Dataset content |
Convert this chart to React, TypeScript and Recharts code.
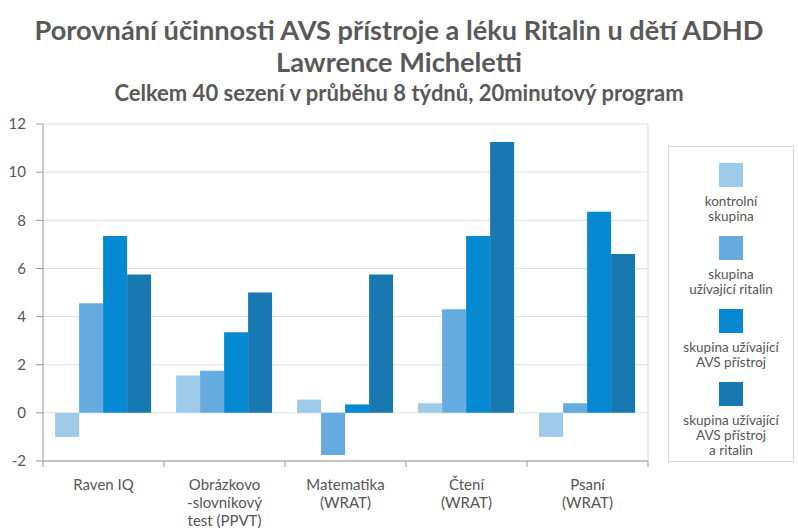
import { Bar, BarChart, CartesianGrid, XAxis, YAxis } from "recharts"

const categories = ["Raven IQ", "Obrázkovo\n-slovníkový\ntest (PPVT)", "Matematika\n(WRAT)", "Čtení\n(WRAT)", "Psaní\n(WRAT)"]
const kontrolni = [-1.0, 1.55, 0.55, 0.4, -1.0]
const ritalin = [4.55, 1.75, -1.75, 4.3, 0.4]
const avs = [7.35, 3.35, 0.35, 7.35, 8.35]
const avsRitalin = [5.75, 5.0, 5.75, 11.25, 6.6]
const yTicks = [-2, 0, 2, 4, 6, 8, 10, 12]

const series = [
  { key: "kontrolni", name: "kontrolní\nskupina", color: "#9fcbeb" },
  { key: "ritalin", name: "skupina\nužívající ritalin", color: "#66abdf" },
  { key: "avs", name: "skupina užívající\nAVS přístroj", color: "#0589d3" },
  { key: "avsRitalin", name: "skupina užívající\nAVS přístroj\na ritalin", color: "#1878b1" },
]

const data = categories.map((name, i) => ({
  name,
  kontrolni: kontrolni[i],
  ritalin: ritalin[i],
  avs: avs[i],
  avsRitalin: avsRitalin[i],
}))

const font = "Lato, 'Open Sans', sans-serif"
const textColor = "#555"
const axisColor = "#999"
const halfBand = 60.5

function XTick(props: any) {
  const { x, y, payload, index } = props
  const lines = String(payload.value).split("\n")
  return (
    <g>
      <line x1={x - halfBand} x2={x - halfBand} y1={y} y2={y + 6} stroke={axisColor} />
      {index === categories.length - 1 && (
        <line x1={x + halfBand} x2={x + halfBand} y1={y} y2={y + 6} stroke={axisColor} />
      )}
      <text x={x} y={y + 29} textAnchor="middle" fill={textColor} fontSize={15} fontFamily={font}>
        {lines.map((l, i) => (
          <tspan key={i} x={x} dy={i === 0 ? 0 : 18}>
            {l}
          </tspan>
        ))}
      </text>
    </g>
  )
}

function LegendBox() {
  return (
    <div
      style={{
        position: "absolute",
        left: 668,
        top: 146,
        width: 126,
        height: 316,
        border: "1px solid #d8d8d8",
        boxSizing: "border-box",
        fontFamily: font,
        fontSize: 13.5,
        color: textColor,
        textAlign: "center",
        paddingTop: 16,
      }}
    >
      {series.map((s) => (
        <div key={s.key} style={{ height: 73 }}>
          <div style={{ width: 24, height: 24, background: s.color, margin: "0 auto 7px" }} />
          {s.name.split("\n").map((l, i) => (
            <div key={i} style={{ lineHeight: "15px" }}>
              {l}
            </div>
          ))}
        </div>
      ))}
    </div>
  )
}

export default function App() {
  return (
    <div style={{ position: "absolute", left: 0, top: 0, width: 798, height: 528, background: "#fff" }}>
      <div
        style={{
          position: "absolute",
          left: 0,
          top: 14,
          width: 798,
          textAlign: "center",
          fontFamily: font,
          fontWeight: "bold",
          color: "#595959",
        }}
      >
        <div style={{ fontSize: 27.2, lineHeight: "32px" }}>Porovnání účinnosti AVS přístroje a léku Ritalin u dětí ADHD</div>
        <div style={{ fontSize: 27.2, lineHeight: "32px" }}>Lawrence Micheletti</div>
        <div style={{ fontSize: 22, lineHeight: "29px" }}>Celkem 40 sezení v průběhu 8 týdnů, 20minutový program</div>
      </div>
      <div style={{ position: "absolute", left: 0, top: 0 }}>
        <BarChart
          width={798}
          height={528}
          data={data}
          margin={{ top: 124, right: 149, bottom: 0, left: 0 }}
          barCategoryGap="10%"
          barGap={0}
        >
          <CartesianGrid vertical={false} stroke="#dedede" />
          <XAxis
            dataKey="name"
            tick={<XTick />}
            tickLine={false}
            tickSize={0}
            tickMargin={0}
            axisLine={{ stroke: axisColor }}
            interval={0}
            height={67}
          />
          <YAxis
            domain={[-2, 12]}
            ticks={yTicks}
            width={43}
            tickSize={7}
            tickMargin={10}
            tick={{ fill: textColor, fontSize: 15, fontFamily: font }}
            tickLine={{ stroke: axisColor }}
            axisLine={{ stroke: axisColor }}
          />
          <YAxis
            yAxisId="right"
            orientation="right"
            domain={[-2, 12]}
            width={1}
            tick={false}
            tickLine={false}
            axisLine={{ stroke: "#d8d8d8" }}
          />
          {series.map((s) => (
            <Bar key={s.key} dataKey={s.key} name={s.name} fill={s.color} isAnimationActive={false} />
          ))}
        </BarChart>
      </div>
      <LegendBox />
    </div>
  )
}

Task details | All of the material above is to be copied exactly, except for its images.

Exercise answer |
Convert this chart to React, TypeScript and Recharts code.
import { Bar, BarChart, CartesianGrid, XAxis, YAxis } from "recharts"

const categories = ["Raven IQ", "Obrázkovo\n-slovníkový\ntest (PPVT)", "Matematika\n(WRAT)", "Čtení\n(WRAT)", "Psaní\n(WRAT)"]
const kontrolni = [-1.0, 1.55, 0.55, 0.4, -1.0]
const ritalin = [4.55, 1.75, -1.75, 4.3, 0.4]
const avs = [7.35, 3.35, 0.35, 7.35, 8.35]
const avsRitalin = [5.75, 5.0, 5.75, 11.25, 6.6]
const yTicks = [-2, 0, 2, 4, 6, 8, 10, 12]

const series = [
  { key: "kontrolni", name: "kontrolní\nskupina", color: "#9fcbeb" },
  { key: "ritalin", name: "skupina\nužívající ritalin", color: "#66abdf" },
  { key: "avs", name: "skupina užívající\nAVS přístroj", color: "#0589d3" },
  { key: "avsRitalin", name: "skupina užívající\nAVS přístroj\na ritalin", color: "#1878b1" },
]

const data = categories.map((name, i) => ({
  name,
  kontrolni: kontrolni[i],
  ritalin: ritalin[i],
  avs: avs[i],
  avsRitalin: avsRitalin[i],
}))

const font = "Lato, 'Open Sans', sans-serif"
const textColor = "#555"
const axisColor = "#999"
const halfBand = 60.5

function XTick(props: any) {
  const { x, y, payload, index } = props
  const lines = String(payload.value).split("\n")
  return (
    <g>
      <line x1={x - halfBand} x2={x - halfBand} y1={y} y2={y + 6} stroke={axisColor} />
      {index === categories.length - 1 && (
        <line x1={x + halfBand} x2={x + halfBand} y1={y} y2={y + 6} stroke={axisColor} />
      )}
      <text x={x} y={y + 29} textAnchor="middle" fill={textColor} fontSize={15} fontFamily={font}>
        {lines.map((l, i) => (
          <tspan key={i} x={x} dy={i === 0 ? 0 : 18}>
            {l}
          </tspan>
        ))}
      </text>
    </g>
  )
}

function LegendBox() {
  return (
    <div
      style={{
        position: "absolute",
        left: 668,
        top: 146,
        width: 126,
        height: 316,
        border: "1px solid #d8d8d8",
        boxSizing: "border-box",
        fontFamily: font,
        fontSize: 13.5,
        color: textColor,
        textAlign: "center",
        paddingTop: 16,
      }}
    >
      {series.map((s) => (
        <div key={s.key} style={{ height: 73 }}>
          <div style={{ width: 24, height: 24, background: s.color, margin: "0 auto 7px" }} />
          {s.name.split("\n").map((l, i) => (
            <div key={i} style={{ lineHeight: "15px" }}>
              {l}
            </div>
          ))}
        </div>
      ))}
    </div>
  )
}

export default function App() {
  return (
    <div style={{ position: "absolute", left: 0, top: 0, width: 798, height: 528, background: "#fff" }}>
      <div
        style={{
          position: "absolute",
          left: 0,
          top: 14,
          width: 798,
          textAlign: "center",
          fontFamily: font,
          fontWeight: "bold",
          color: "#595959",
        }}
      >
        <div style={{ fontSize: 27.2, lineHeight: "32px" }}>Porovnání účinnosti AVS přístroje a léku Ritalin u dětí ADHD</div>
        <div style={{ fontSize: 27.2, lineHeight: "32px" }}>Lawrence Micheletti</div>
        <div style={{ fontSize: 22, lineHeight: "29px" }}>Celkem 40 sezení v průběhu 8 týdnů, 20minutový program</div>
      </div>
      <div style={{ position: "absolute", left: 0, top: 0 }}>
        <BarChart
          width={798}
          height={528}
          data={data}
          margin={{ top: 124, right: 149, bottom: 0, left: 0 }}
          barCategoryGap="10%"
          barGap={0}
        >
          <CartesianGrid vertical={false} stroke="#dedede" />
          <XAxis
            dataKey="name"
            tick={<XTick />}
            tickLine={false}
            tickSize={0}
            tickMargin={0}
            axisLine={{ stroke: axisColor }}
            interval={0}
            height={67}
          />
          <YAxis
            domain={[-2, 12]}
            ticks={yTicks}
            width={43}
            tickSize={7}
            tickMargin={10}
            tick={{ fill: textColor, fontSize: 15, fontFamily: font }}
            tickLine={{ stroke: axisColor }}
            axisLine={{ stroke: axisColor }}
          />
          <YAxis
            yAxisId="right"
            orientation="right"
            domain={[-2, 12]}
            width={1}
            tick={false}
            tickLine={false}
            axisLine={{ stroke: "#d8d8d8" }}
          />
          {series.map((s) => (
            <Bar key={s.key} dataKey={s.key} name={s.name} fill={s.color} isAnimationActive={false} />
          ))}
        </BarChart>
      </div>
      <LegendBox />
    </div>
  )
}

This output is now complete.